Excerpted data -
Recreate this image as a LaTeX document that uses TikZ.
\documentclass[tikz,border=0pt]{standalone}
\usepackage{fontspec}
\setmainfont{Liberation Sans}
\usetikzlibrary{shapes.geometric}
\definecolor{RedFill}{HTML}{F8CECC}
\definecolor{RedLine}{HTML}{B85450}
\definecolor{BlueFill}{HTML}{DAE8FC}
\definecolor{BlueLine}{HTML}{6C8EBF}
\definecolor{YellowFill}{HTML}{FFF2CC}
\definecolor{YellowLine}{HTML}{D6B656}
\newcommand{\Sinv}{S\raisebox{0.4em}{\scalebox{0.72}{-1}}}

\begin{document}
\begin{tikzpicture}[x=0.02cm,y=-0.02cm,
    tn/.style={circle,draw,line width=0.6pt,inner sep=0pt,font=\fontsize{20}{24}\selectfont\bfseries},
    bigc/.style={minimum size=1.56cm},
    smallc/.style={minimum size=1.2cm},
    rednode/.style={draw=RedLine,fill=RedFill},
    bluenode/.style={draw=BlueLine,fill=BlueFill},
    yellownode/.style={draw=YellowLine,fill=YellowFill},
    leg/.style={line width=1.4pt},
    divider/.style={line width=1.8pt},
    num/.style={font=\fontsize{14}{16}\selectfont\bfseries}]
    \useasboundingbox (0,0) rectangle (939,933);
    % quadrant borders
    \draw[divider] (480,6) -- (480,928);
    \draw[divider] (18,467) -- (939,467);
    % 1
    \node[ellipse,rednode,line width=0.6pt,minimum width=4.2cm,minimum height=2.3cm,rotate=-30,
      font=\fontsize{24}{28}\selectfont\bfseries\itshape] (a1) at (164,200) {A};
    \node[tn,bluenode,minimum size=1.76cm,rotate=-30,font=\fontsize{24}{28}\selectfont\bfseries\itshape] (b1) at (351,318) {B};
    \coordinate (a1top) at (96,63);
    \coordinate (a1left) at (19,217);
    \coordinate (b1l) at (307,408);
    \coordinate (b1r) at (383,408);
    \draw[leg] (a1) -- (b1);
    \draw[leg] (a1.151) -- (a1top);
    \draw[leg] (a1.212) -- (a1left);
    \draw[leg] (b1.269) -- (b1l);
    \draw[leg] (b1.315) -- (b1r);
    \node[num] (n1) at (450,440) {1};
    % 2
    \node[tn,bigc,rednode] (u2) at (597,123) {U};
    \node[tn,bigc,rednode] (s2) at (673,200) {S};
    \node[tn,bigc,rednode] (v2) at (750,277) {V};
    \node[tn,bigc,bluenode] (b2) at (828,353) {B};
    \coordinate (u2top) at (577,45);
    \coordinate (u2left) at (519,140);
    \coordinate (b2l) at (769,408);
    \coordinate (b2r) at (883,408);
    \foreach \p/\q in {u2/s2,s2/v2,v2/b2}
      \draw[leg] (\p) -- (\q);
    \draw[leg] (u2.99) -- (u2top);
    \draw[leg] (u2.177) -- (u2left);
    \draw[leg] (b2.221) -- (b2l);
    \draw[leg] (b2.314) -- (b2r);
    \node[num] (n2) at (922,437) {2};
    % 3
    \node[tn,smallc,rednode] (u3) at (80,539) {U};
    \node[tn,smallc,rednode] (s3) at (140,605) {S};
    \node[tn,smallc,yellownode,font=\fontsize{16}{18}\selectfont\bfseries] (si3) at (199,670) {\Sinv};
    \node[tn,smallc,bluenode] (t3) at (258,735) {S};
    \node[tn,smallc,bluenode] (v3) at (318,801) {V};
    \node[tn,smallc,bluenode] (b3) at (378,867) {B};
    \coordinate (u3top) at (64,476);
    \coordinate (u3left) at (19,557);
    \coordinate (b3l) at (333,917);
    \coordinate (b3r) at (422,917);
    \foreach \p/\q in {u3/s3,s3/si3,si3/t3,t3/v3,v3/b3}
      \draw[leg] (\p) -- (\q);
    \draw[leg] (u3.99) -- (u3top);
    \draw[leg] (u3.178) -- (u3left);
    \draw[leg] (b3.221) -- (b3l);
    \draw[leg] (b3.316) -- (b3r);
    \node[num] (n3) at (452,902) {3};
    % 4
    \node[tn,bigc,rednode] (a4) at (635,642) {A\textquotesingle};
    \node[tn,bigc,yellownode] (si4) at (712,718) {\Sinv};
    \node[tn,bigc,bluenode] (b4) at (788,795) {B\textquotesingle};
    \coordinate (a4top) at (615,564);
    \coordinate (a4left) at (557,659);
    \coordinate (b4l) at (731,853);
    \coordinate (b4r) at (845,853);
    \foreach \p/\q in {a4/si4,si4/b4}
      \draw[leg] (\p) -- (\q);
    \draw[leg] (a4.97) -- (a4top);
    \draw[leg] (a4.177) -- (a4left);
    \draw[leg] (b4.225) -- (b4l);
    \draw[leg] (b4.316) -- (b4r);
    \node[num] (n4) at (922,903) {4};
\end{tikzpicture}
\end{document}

...

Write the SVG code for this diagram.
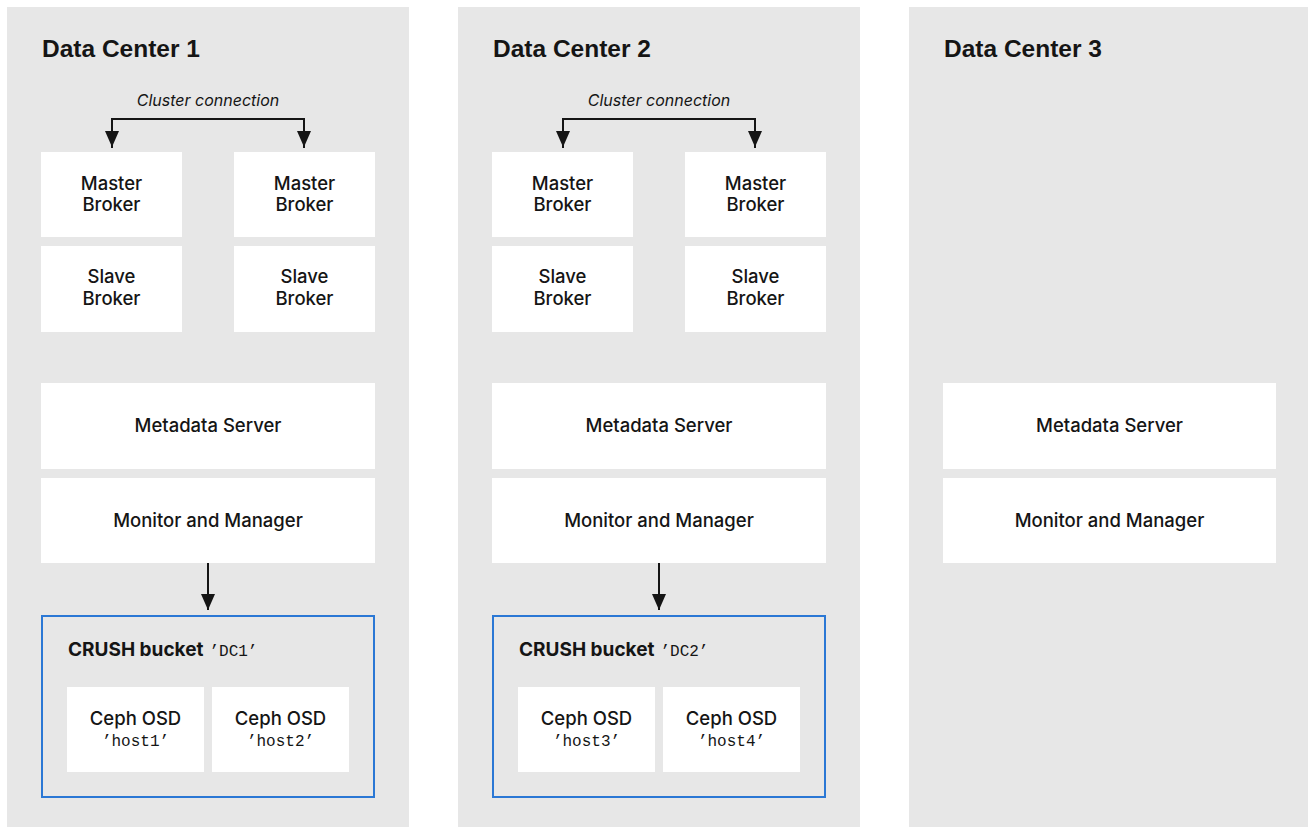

Your instructions - Return every line above that contains the word "this".

Reply -
Recreate this image as a LaTeX document that uses TikZ.
Write the SVG code for this diagram.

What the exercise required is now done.